Feel like I did my general writing on the Ace Attorney series a disservice by coming forward to it with a more utilitarian analysis that didn't really work beyond the surface level. It's something I want to rectify as I'm making my way through the recently released Great Ace Attorney Chronicles, it's just been hard to find the right words especially since it's not like my general feelings have really changed over time.

I guess to reiterate, it's still the charming first step that is certainly and rightly timeless to where it spawned a host of memes to become a cultural hallmark but I think the general critique and understanding of the game is more thread-bare than it deserves. And ultimately will be my point, is certainly because what is being dealt with here is just as thread-bare and only barely punching above its weight.

AA1 is largely based around prestige, with its characters introduced primarily with their reputation on their sleeves before slowly or quickly breaking that down in front of you. Edgeworth is the only character here who really goes through an arc, and his entire conflict is about what that prestige really means for him in his pursuit of the truth. He's afraid to even consider the history and his past and is more willing to throw himself as the guilty party as his reputation is already under shame, while an extremely comical caricature of "Most Esteemed Prosecutor" villainously runs with it.

This is at its best in 1-3, which I still feel is the best case of the story, where throughout the story it dissects iconography of celebrity culture and prestige. It plays up characters longing for a more heartwarming past now stuck in contracts that ultimately motivate their lives against each other, playing a darker game of blackmail behind the curtain of an otherwise childish and classic samurai cartoon. And then that story leads to a twist that doesn't vindicate either side, leaving the hateful nature of celebrity life bare and offering nothing to fix it in a perfect manner.

But that's the most profuse praise about AA1 you're going to hear from me. Because ultimately the story leads these themes on disgusting threads I call the characters and mystery. The first two cases play up the prestige on the deaths of 'defenseless' women, playing right into the 'beauty but with an evil side' in case 2 that is just utterly rancid. The general mystery is just so hamfisted in its presentation, to where it's best not to follow it because it happens three times where in a final trial you'll turn around a shred of evidence to reveal something totally unestablished that makes them breakdown instantly. The act of playing AA1 is worse, with investigations being tiring and disgusting tirades due to how the triggers work as well as Phoenix's general approach to questions. The pacing is awful as well as some of the general prose, to where 1-5's inclusion, while offering a genuinely good character story at last, is rendered just as obnoxious. If there's one thing I wish was ended here was having to see the same footage 5 times for very little new details.

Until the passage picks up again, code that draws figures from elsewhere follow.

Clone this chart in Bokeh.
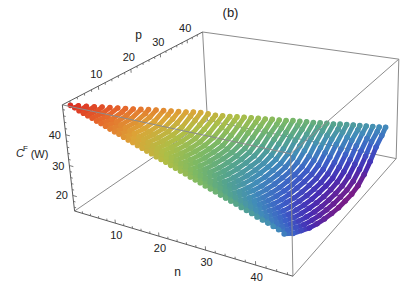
import numpy as np
from bokeh.plotting import figure
from bokeh.embed import file_html
from bokeh.resources import INLINE
from bokeh.core.properties import value

# C^F(W), one list per n, at p = 1, 4, 7, ... and p = n.
# Only row 45 and the two straight outer edges can really be read; the inner rows
# are my own smooth estimate between those edges, checked against the colour bands.
c01 = [49.0]
c02 = [48.5,48.5]
c03 = [47.9,48.0]
c04 = [47.4,47.5]
c05 = [46.9,46.8,47.1]
c06 = [46.4,46.1,46.6]
c07 = [45.8,45.4,46.1]
c08 = [45.3,44.7,45.1,45.6]
c09 = [44.8,44.1,44.3,45.1]
c10 = [44.2,43.5,43.5,44.6]
c11 = [43.7,42.9,42.7,43.6,44.2]
c12 = [43.2,42.3,42.1,42.7,43.7]
c13 = [42.6,41.7,41.3,41.6,43.2]
c14 = [42.1,41.0,40.6,40.7,42.1,42.7]
c15 = [41.6,40.5,40.0,39.9,41.0,42.2]
c16 = [41.0,39.9,39.3,39.2,40.0,41.7]
c17 = [40.5,39.2,38.6,38.4,38.9,40.6,41.3]
c18 = [40.0,38.7,38.0,37.7,37.9,39.5,40.8]
c19 = [39.5,38.1,37.3,37.0,37.0,38.3,40.0]
c20 = [38.9,37.5,36.7,36.2,36.2,37.2,38.6,39.2]
c21 = [38.4,36.9,36.0,35.5,35.4,36.1,37.6,38.7]
c22 = [37.9,36.3,35.4,34.8,34.6,35.1,36.4,38.1]
c23 = [37.3,35.7,34.7,34.1,33.8,34.0,35.4,37.0,37.6]
c24 = [36.8,35.2,34.1,33.4,33.1,33.1,34.3,35.9,37.1]
c25 = [36.3,34.6,33.4,32.7,32.3,32.3,33.1,34.7,36.6]
c26 = [35.8,34.0,32.7,32.1,31.6,31.5,32.1,33.8,35.4,36.1]
c27 = [35.2,33.4,32.1,31.3,30.8,30.7,31.0,32.6,34.3,35.5]
c28 = [34.7,32.8,31.5,30.6,30.1,29.9,30.1,31.4,33.0,35.0]
c29 = [34.2,32.2,30.9,30.0,29.4,29.1,29.2,30.1,32.1,33.6,34.4]
c30 = [33.6,31.6,30.2,29.2,28.6,28.3,28.2,29.0,30.8,32.6,33.9]
c31 = [33.1,31.1,29.6,28.6,27.9,27.5,27.4,27.9,29.6,31.4,33.5]
c32 = [32.6,30.5,29.1,28.0,27.2,26.8,26.6,26.9,28.3,30.4,32.1,32.9]
c33 = [32.0,29.9,28.3,27.2,26.5,25.9,25.8,25.9,27.0,29.3,31.1,32.4]
c34 = [31.5,29.3,27.8,26.6,25.7,25.2,24.9,25.0,25.9,27.8,29.7,31.8]
c35 = [31.0,28.7,27.1,25.9,25.0,24.4,24.1,24.0,24.7,26.5,28.8,30.4,31.3]
c36 = [30.5,28.2,26.5,25.2,24.3,23.6,23.3,23.2,23.6,25.0,27.4,29.5,30.8]
c37 = [29.9,27.6,25.9,24.6,23.6,22.9,22.5,22.4,22.6,23.9,26.1,28.2,30.2]
c38 = [29.4,27.0,25.4,23.9,22.9,22.2,21.8,21.6,21.7,22.6,24.7,27.2,28.7,29.8]
c39 = [28.9,26.4,24.7,23.2,22.3,21.4,20.9,20.7,20.7,21.5,23.5,25.8,27.9,29.3]
c40 = [28.3,25.8,24.1,22.6,21.5,20.7,20.1,19.8,19.7,20.3,22.0,24.4,26.5,28.8]
c41 = [27.8,25.2,23.5,21.9,20.8,19.9,19.3,19.0,18.9,19.2,20.7,22.9,25.7,27.3,28.2]
c42 = [27.3,24.7,22.9,21.3,20.1,19.2,18.5,18.1,18.0,18.3,19.5,21.5,24.2,26.4,27.7]
c43 = [26.7,24.1,22.3,20.6,19.4,18.4,17.7,17.3,17.1,17.3,18.2,20.2,22.7,24.9,27.2]
c44 = [26.2,23.5,21.7,19.9,18.7,17.7,17.0,16.5,16.3,16.3,17.0,18.8,21.2,24.1,25.7,26.6]
c45 = [25.4,22.9,21.1,19.3,18.0,17.0,16.2,15.6,15.4,15.3,15.8,17.4,19.7,22.6,24.6,26.2]
rows = [c01,c02,c03,c04,c05,c06,c07,c08,c09,c10,c11,c12,c13,c14,c15,c16,c17,c18,c19,c20,c21,c22,c23,
        c24,c25,c26,c27,c28,c29,c30,c31,c32,c33,c34,c35,c36,c37,c38,c39,c40,c41,c42,c43,c44,c45]
n_ticks = list(range(2, 47, 2))
p_ticks = list(range(2, 46, 2))
z_ticks = list(range(16, 50, 2))
n_labels = [10, 20, 30, 40]
p_labels = [10, 20, 30, 40]
z_labels = [20, 30, 40]

N_LO, N_HI, P_LO, P_HI, Z_LO, Z_HI = 0.0, 47.0, 0.0, 46.2, 14.7, 49.5

corners3=[(0,0,1),(0,1,1),(1,1,1),(1,0,1),(0,0,0),(1,0,0),(1,1,0),(0,1,0)]
corners2=[(62,104),(202,31),(398,59),(290.5,154),(74,210),(292,276),(396,157),(207,121)]
M=[];b=[]
for (X,Y,Z),(u,v) in zip(corners3,corners2):
    M.append([X,Y,Z,1,0,0,0,0,-u*X,-u*Y,-u*Z]);b.append(u)
    M.append([0,0,0,0,X,Y,Z,1,-v*X,-v*Y,-v*Z]);b.append(v)
C=np.append(np.linalg.lstsq(np.array(M,float),np.array(b,float),rcond=None)[0],1.0).reshape(3,4)
def proj(n,q,z):
    X=(n-N_LO)/(N_HI-N_LO);Y=(q-P_LO)/(P_HI-P_LO);Z=(z-Z_LO)/(Z_HI-Z_LO)
    h=C@np.array([X,Y,Z,1.0])
    return h[0]/h[2],h[1]/h[2]

stops=[(120,28,135),(70,45,180),(60,95,200),(65,140,185),(85,165,140),(125,185,100),(175,190,70),(220,165,55),(230,110,45),(220,45,35)]
allz=[v for r in rows for v in r];zmin,zmax=min(allz),max(allz)
def colour(z):
    t=(z-zmin)/(zmax-zmin)*(len(stops)-1);i=min(int(t),len(stops)-2);a=t-i
    c=[round(stops[i][k]*(1-a)+stops[i+1][k]*a) for k in range(3)]
    return "#%02x%02x%02x"%tuple(c)

p=figure(width=415,height=284,x_range=(0,415),y_range=(284,0),toolbar_location=None,output_backend="svg",min_border=0)
p.axis.visible=False;p.grid.visible=False;p.outline_line_color=None

def edge(a,b,col,w=1.0):
    A=proj(*a);B=proj(*b)
    p.line([A[0],B[0]],[A[1],B[1]],line_color=col,line_width=w)
L,R,F,K,D,U=N_LO,N_HI,P_LO,P_HI,Z_LO,Z_HI
LIGHT="#8c8c8c";DARK="#5a5a5a"
edge((L,K,U),(L,K,D),LIGHT);edge((L,K,D),(L,F,D),LIGHT);edge((L,K,D),(R,K,D),LIGHT);edge((R,K,U),(R,K,D),LIGHT);edge((L,K,U),(R,K,U),LIGHT)

sx0=[];sy0=[];sx1=[];sy1=[];sc=[];dx=[];dy=[];dc=[]
for n,r in enumerate(rows,1):
    ps=list(range(1,n,3))+[n]
    pts=[proj(n,q,z) for q,z in zip(ps,r)]
    for i,(pt,z) in enumerate(zip(pts,r)):
        dx.append(pt[0]);dy.append(pt[1]);dc.append(colour(z))
        if i+1<len(pts):
            sx0.append(pt[0]);sy0.append(pt[1]);sx1.append(pts[i+1][0]);sy1.append(pts[i+1][1]);sc.append(colour((z+r[i+1])/2))
p.segment(sx0,sy0,sx1,sy1,line_color=sc,line_width=4.8,line_cap="round")
p.scatter(dx,dy,size=5.6,fill_color=dc,line_color=None)

edge((L,F,U),(R,F,U),LIGHT);edge((R,F,U),(R,F,D),LIGHT);edge((R,F,U),(R,K,U),LIGHT);edge((R,F,D),(R,K,D),LIGHT)
edge((L,F,U),(L,K,U),DARK);edge((L,F,U),(L,F,D),DARK);edge((L,F,D),(R,F,D),DARK)
for v in n_ticks:
    edge((v,F,D),(v,F,D+(1.2 if v%10==0 else .7)),DARK,0.8)
for v in p_ticks:
    edge((L,v,U),(L,v,U-(1.2 if v%10==0 else .7)),DARK,0.8)
for v in z_ticks:
    edge((L,F,v),(L+(1.0 if v%10==0 else .5),F,v),DARK,0.8)
FONT=value("Liberation Sans")
def label(x,y,s,size="11px",style="normal"):
    p.text([x],[y],text=[s],text_font=FONT,text_font_size=size,text_font_style=style,text_align="center",text_baseline="middle",text_color="#222222")
for v in n_labels:
    a,b=proj(v,F,D);label(a+1,b+12,str(v))
for v in p_labels:
    a,b=proj(L,v,U);label(a-2,b-12,str(v))
for v in z_labels:
    a,b=proj(L,F,v);label(a-11,b,str(v))
label(230,12,"(b)","13px");label(138,34,"p","12px");label(177,271,"n","12px")
label(19.5,152,"C","11px","italic");label(25,148,"F","8px");label(39,153,"(W)","11px")
open("out.html","w").write(file_html(p,INLINE))
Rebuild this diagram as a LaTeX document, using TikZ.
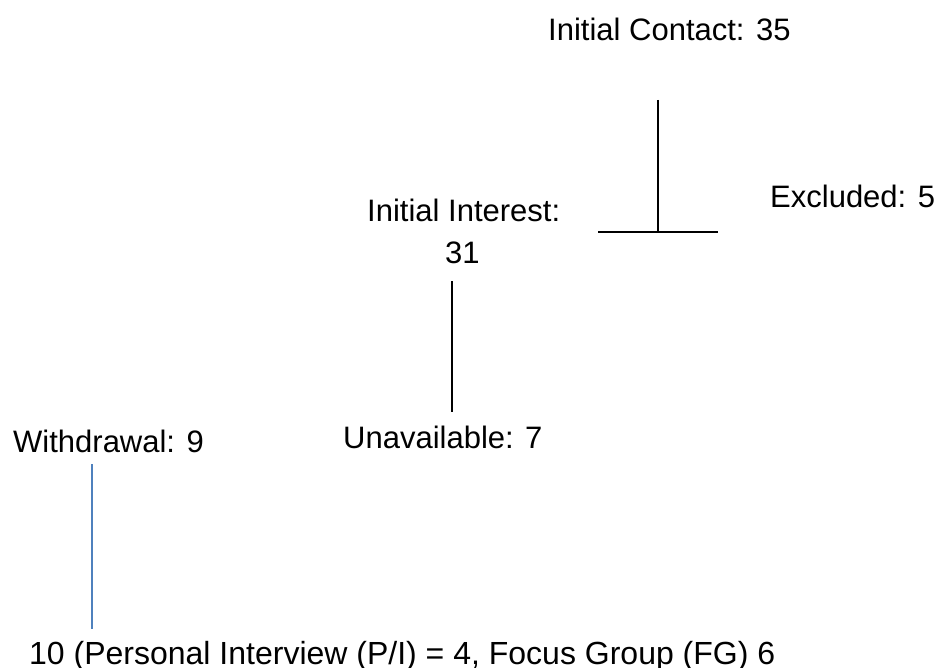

Were it not for the wonderful coding between Phoenix and Edgeworth I would scorched earth the whole cast. Von Karma takes the prestige point to too much of an extreme for me with the constant gutteral GUILTY GUILTY GUILTY, and almost all the witnesses are really deeply poisonous people that I think are worthy of much more scorn than they get. I've read a couple things that play with this, arguing the point of AA1 lies in its toxic portrayals of stereotypes but I find that just outright ridiculous. There is so little to grasp on in terms of likeable people to ride the themes with, to where when that prestige is written home in the best manner in my favorite case here, I still had an npc face.

Overall it's not exactly a foundational step as much as it is a faceplant that people found as a charming joke before the series picked itself off the floor and ran much further. Awful to just replay for those reasons, but I won't deny what it DOES get right.